O Sporting, que ganharia apenas um canto a 12 minutos no final, tocou três vezes na bola na área dos londrinos e não fez um remate enquadrado com a baliza (tal como já tinha acontecido em Alvalade) mas também foi conseguindo aguentar um Arsenal que fez apenas mais um tiro para defesa fácil de Renan, neste caso de Mkhitaryan e de forma meio atabalhoada, após um passe de Iwobi. Para a imagem do que é o conjunto verde e branco, foi um jogo com linhas demasiado baixas para o normal e sem a mínima ligação com as unidades mais atacantes (que passavam mais tempo a ajudar os laterais do que outra coisa); para o que é esta equipa, com um técnico interino e a fazer o primeiro jogo sem Battaglia, foi o possível que se tornou quase perfeito. E nem de bola parada, num livre que valeu o cartão vermelho a Mathieu (num lance originado por um passe errado de Bruno Fernandes no meio-campo), Aubameyang conseguiu desfazer o nulo, o segundo dos ingleses esta temporada.
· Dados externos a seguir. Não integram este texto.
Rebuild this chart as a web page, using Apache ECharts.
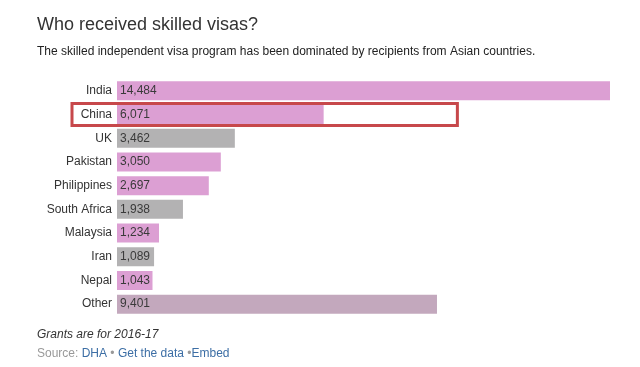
<!DOCTYPE html>
<html><head><meta charset="utf-8">
<script src="https://cdn.jsdelivr.net/npm/echarts@6/dist/echarts.min.js"></script>
<style>html,body{margin:0;padding:0;background:#fff}#c{width:640px;height:367px}</style>
</head><body><div id="c"></div>
<script>
const countries = ['India','China','UK','Pakistan','Philippines','South Africa','Malaysia','Iran','Nepal','Other'];
const grants = [14484,6071,3462,3050,2697,1938,1234,1089,1043,9401];
const groups = ['asia','asia','other','asia','asia','other','asia','other','asia','rest'];
const highlighted = 'China';
const highlightExtent = 10000;
const groupColors = {asia:'#dc9fd3', other:'#b3b2b3', rest:'#c3a8bd'};
const FONT = 'Helvetica, Arial, "Liberation Sans", sans-serif';

const chart = echarts.init(document.getElementById('c'), null, {renderer:'canvas'});
const opt = {
  animation:false,
  grid:{left:117, top:79, width:493, height:237, containLabel:false},
  xAxis:{type:'value', min:0, max:14484, show:false},
  yAxis:{type:'category', data:countries, inverse:true,
    axisLine:{show:false}, axisTick:{show:false}, splitLine:{show:false},
    axisLabel:{color:'#333', fontSize:12, fontFamily:FONT, margin:5}},
  series:[{type:'bar', barWidth:19,
    data:grants.map((v,i)=>({value:v, itemStyle:{color:groupColors[groups[i]]}})),
    label:{show:true, position:'insideLeft', distance:3, color:'#3a3a3a', fontSize:12, fontFamily:FONT,
      formatter:p=>p.value.toLocaleString('en-US')}
  }]
};
chart.setOption(opt);
const idx = countries.indexOf(highlighted);
const pL = chart.convertToPixel({gridIndex:0},[0, idx]);
const pR = chart.convertToPixel({gridIndex:0},[highlightExtent, idx]);
chart.setOption({graphic:[
  {type:'rect', shape:{x:72, y:pL[1]-11, width:pR[0]-72, height:22}, style:{fill:'none', stroke:'#c7484b', lineWidth:3}},
  {type:'text', left:37, top:16, style:{text:'Who received skilled visas?', font:'18px '+FONT, fill:'#333'}},
  {type:'text', left:37, top:46, style:{text:'The skilled independent visa program has been dominated by recipients from Asian countries.', font:'12px '+FONT, fill:'#222'}},
  {type:'text', left:37, top:329, style:{text:'Grants are for 2016-17', font:'italic 12px '+FONT, fill:'#333'}},
  {type:'text', left:37, top:348, style:{rich:{g:{fill:'#999',font:'12px '+FONT}, b:{fill:'#3c6ea5',font:'12px '+FONT}}, text:'{g|Source: }{b|DHA}{g| • }{b|Get the data}{g| •}{b|Embed}'}}
]});
</script></body></html>
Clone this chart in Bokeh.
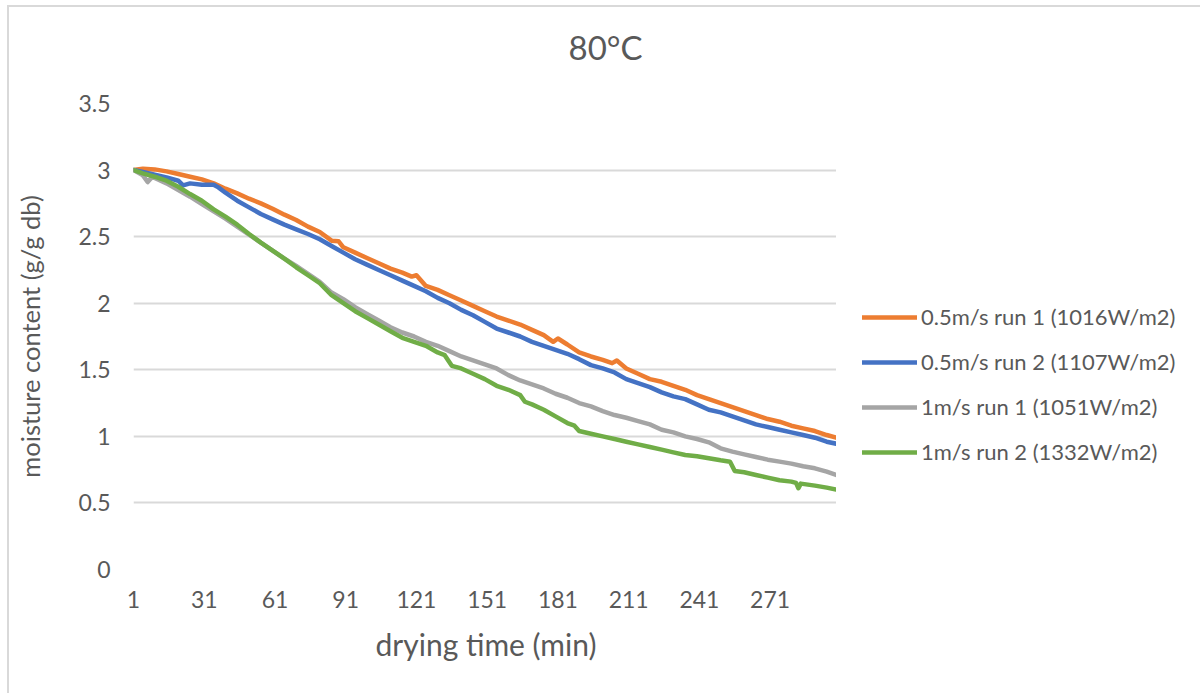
from bokeh.plotting import figure
from bokeh.layouts import row
from bokeh.models import (Range1d, FixedTicker, NumeralTickFormatter, Legend, LegendItem, Title)
from bokeh.embed import file_html
from bokeh.resources import INLINE

# ---- data ----
x_ticks = [1, 31, 61, 91, 121, 151, 181, 211, 241, 271]
y_ticks = [0, 0.5, 1, 1.5, 2, 2.5, 3, 3.5]

series_names = ["0.5m/s run 1 (1016W/m2)", "0.5m/s run 2 (1107W/m2)",
                "1m/s run 1 (1051W/m2)", "1m/s run 2 (1332W/m2)"]

t_orange = [1, 5, 10, 15, 20, 25, 30, 35, 40, 45, 50, 55, 60, 65, 70, 75, 80, 85, 88, 90, 95,
            100, 105, 110, 115, 119, 121, 125, 130, 135, 140, 145, 150, 155, 160, 165, 170, 175,
            179, 181, 185, 190, 195, 200, 204, 206, 210, 215, 220, 225, 230, 235, 240, 245, 250,
            255, 260, 265, 270, 275, 280, 285, 290, 295, 299]
v_orange = [3.00, 3.01, 3.005, 2.99, 2.97, 2.95, 2.93, 2.90, 2.86, 2.825, 2.785, 2.75, 2.71, 2.665,
            2.625, 2.575, 2.535, 2.47, 2.465, 2.42, 2.38, 2.34, 2.30, 2.26, 2.23, 2.20, 2.21, 2.13,
            2.10, 2.06, 2.02, 1.98, 1.94, 1.90, 1.87, 1.84, 1.80, 1.76, 1.71, 1.735, 1.69, 1.63,
            1.60, 1.575, 1.55, 1.57, 1.51, 1.47, 1.43, 1.41, 1.38, 1.35, 1.31, 1.28, 1.25, 1.22,
            1.19, 1.16, 1.13, 1.11, 1.08, 1.06, 1.04, 1.01, 0.99]

t_blue = [1, 5, 10, 15, 20, 22, 25, 30, 35, 37, 40, 45, 50, 55, 60, 65, 70, 75, 80, 85, 90, 95,
          100, 105, 110, 115, 120, 125, 130, 135, 140, 145, 150, 155, 160, 165, 170, 175, 180,
          185, 190, 195, 200, 205, 210, 215, 220, 225, 230, 235, 240, 245, 250, 255, 260, 265,
          270, 275, 280, 285, 290, 295, 299]
v_blue = [3.00, 2.985, 2.965, 2.945, 2.92, 2.885, 2.90, 2.89, 2.89, 2.87, 2.83, 2.77, 2.72, 2.67,
          2.63, 2.59, 2.555, 2.52, 2.48, 2.43, 2.38, 2.33, 2.29, 2.25, 2.21, 2.17, 2.13, 2.09,
          2.04, 2.00, 1.95, 1.91, 1.86, 1.81, 1.78, 1.75, 1.71, 1.68, 1.65, 1.62, 1.58, 1.535,
          1.51, 1.48, 1.43, 1.40, 1.37, 1.33, 1.30, 1.28, 1.24, 1.20, 1.18, 1.15, 1.12, 1.09,
          1.07, 1.05, 1.03, 1.01, 0.99, 0.96, 0.945]

t_grey = [1, 5, 7, 9, 10, 15, 20, 25, 30, 35, 40, 45, 50, 55, 60, 65, 70, 75, 80, 85, 90, 95,
          100, 105, 110, 115, 120, 125, 130, 135, 140, 145, 150, 155, 160, 165, 170, 175, 180,
          185, 190, 195, 200, 205, 210, 215, 220, 225, 230, 235, 240, 245, 250, 255, 260, 265,
          270, 275, 280, 285, 290, 295, 299]
v_grey = [3.00, 2.96, 2.91, 2.95, 2.94, 2.90, 2.85, 2.80, 2.745, 2.69, 2.635, 2.575, 2.515, 2.455,
          2.395, 2.335, 2.28, 2.22, 2.16, 2.08, 2.03, 1.97, 1.92, 1.87, 1.82, 1.78, 1.75, 1.71,
          1.68, 1.64, 1.60, 1.57, 1.54, 1.51, 1.46, 1.42, 1.39, 1.36, 1.32, 1.29, 1.25, 1.225,
          1.19, 1.16, 1.14, 1.115, 1.09, 1.05, 1.03, 1.00, 0.98, 0.955, 0.91, 0.885, 0.865,
          0.845, 0.825, 0.81, 0.795, 0.775, 0.76, 0.735, 0.71]

t_green = [1, 5, 10, 15, 20, 25, 30, 35, 40, 45, 50, 55, 60, 65, 70, 75, 80, 85, 90, 95, 100,
           105, 110, 115, 120, 125, 130, 133, 136, 140, 145, 150, 155, 160, 165, 167, 170, 175,
           180, 185, 188, 190, 195, 200, 205, 210, 215, 220, 225, 230, 235, 240, 245, 250, 254,
           256, 260, 265, 270, 275, 280, 282, 283, 284, 290, 295, 299]
v_green = [3.00, 2.975, 2.95, 2.92, 2.875, 2.82, 2.77, 2.705, 2.65, 2.59, 2.52, 2.455, 2.395,
           2.335, 2.27, 2.21, 2.15, 2.06, 2.00, 1.94, 1.89, 1.84, 1.79, 1.74, 1.71, 1.68, 1.63,
           1.61, 1.53, 1.51, 1.47, 1.43, 1.38, 1.35, 1.31, 1.26, 1.24, 1.20, 1.15, 1.10, 1.08,
           1.04, 1.02, 1.00, 0.98, 0.96, 0.94, 0.92, 0.90, 0.88, 0.86, 0.85, 0.835, 0.82, 0.81,
           0.74, 0.73, 0.71, 0.69, 0.67, 0.66, 0.65, 0.61, 0.645, 0.63, 0.615, 0.60]

colors = ["#ED7D31", "#4472C4", "#A5A5A5", "#70AD47"]
all_t = [t_orange, t_blue, t_grey, t_green]
all_v = [v_orange, v_blue, v_grey, v_green]
FONT = "Lato"
TXT = "#595959"
BORDER = "2px solid #d9d9d9"

# ---- main chart (window x 7..838, border included) ----
p = figure(width=829, height=686, x_range=Range1d(1, 300), y_range=Range1d(0, 3.5),
           output_backend="svg", toolbar_location=None,
           min_border_left=124, min_border_right=0, min_border_top=96, min_border_bottom=124,
           title="80°C")
p.styles = {"border-left": BORDER}
p.outline_line_color = None
p.background_fill_color = "white"
p.border_fill_color = "white"

p.title.align = "left"
p.title.offset = 435
p.title.vertical_align = "middle"
p.title.text_font = FONT
p.title.text_font_size = "33px"
p.title.text_color = TXT
p.title.text_font_style = "normal"
# empty spacer between the frame and the title, to lift the title
p.add_layout(Title(text=" ", text_font_size="17px", standoff=10), "above")

p.xaxis.ticker = FixedTicker(ticks=x_ticks)
p.yaxis.ticker = FixedTicker(ticks=y_ticks)
p.yaxis.formatter = NumeralTickFormatter(format="0.[0]")
for ax in (p.xaxis[0], p.yaxis[0]):
    ax.axis_line_color = None
    ax.major_tick_line_color = None
    ax.minor_tick_line_color = None
    ax.major_label_text_font = FONT
    ax.major_label_text_font_size = "23px"
    ax.major_label_text_color = TXT
    ax.axis_label_text_font = FONT
    ax.axis_label_text_color = TXT
    ax.axis_label_text_font_style = "normal"
p.xaxis.major_label_standoff = 15
p.yaxis.major_label_standoff = 17
p.xaxis.axis_label = "drying time (min)"
p.xaxis.axis_label_text_font_size = "30px"
p.xaxis.axis_label_standoff = 15
p.yaxis.axis_label = "moisture content (g/g db)"
p.yaxis.axis_label_text_font_size = "25.5px"
p.yaxis.axis_label_standoff = 30

p.xgrid.grid_line_color = None
p.ygrid.ticker = FixedTicker(ticks=y_ticks)
p.ygrid.grid_line_color = "#d9d9d9"
p.ygrid.grid_line_width = 2

for t, v, c in zip(all_t, all_v, colors):
    p.line(t, v, line_color=c, line_width=4.5, line_join="round", line_cap="round")

# ---- legend panel (window x 838..); series drawn off-range, only the legend shows ----
q = figure(width=370, height=686, x_range=Range1d(1000, 1001), y_range=Range1d(1000, 1001),
           output_backend="svg", toolbar_location=None,
           x_axis_type=None, y_axis_type=None,
           min_border_left=0, min_border_right=0, min_border_top=0, min_border_bottom=0)
q.outline_line_color = None
q.grid.visible = False
q.background_fill_color = "white"
q.border_fill_color = "white"

items = []
for t, v, c, n in zip(all_t, all_v, colors, series_names):
    r = q.line(t, v, line_color=c, line_width=4.5, line_cap="round")
    items.append(LegendItem(label=n, renderers=[r]))

legend = Legend(items=items, location=(26, 104))
legend.glyph_width = 55
legend.glyph_height = 24
legend.label_height = 24
legend.spacing = 18
legend.label_standoff = 4
legend.padding = 0
legend.margin = 0
legend.border_line_color = None
legend.background_fill_alpha = 0
legend.label_text_font = FONT
legend.label_text_font_size = "22px"
legend.label_text_color = TXT
q.add_layout(legend)

layout = row(p, q, margin=(5, 0, 0, 7), styles={"border-top": BORDER})
open("out.html", "w").write(file_html(layout, INLINE))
Tiago Fernandes fez o primeiro e último jogo europeu no comando do Sporting, logo no Emirates Stadium. Ofensivamente, a imagem que os leões deixaram foi semelhante ao número de remates enquadrados em 180 minutos de dois jogos com o Arsenal: zero. Mas o que fica é também um ponto que vale mais do que isso: 1) foi apenas o segundo jogo em que a formação de Unai Emery não marcou – o primeiro tinha sido na primeira jornada da Premier League, em agosto, com o Manchester City; 2) foi um resultado que permitiu aos leões darem um passo importante rumo à próxima fase da Liga Europa, até pela vitória do Qarabag na Ucrânia frente ao Vorskla Poltava; 3) foi a primeira vez, sete anos e 27 jogos depois, que a equipa não sofreu golos na condição de visitante para as provas europeias. Aquela utopia das ideias do Futebol Total vai começar na próxima semana; até lá, o futebol a meio e sem baliza conseguiu a sua vitória vestido com um redondo zero.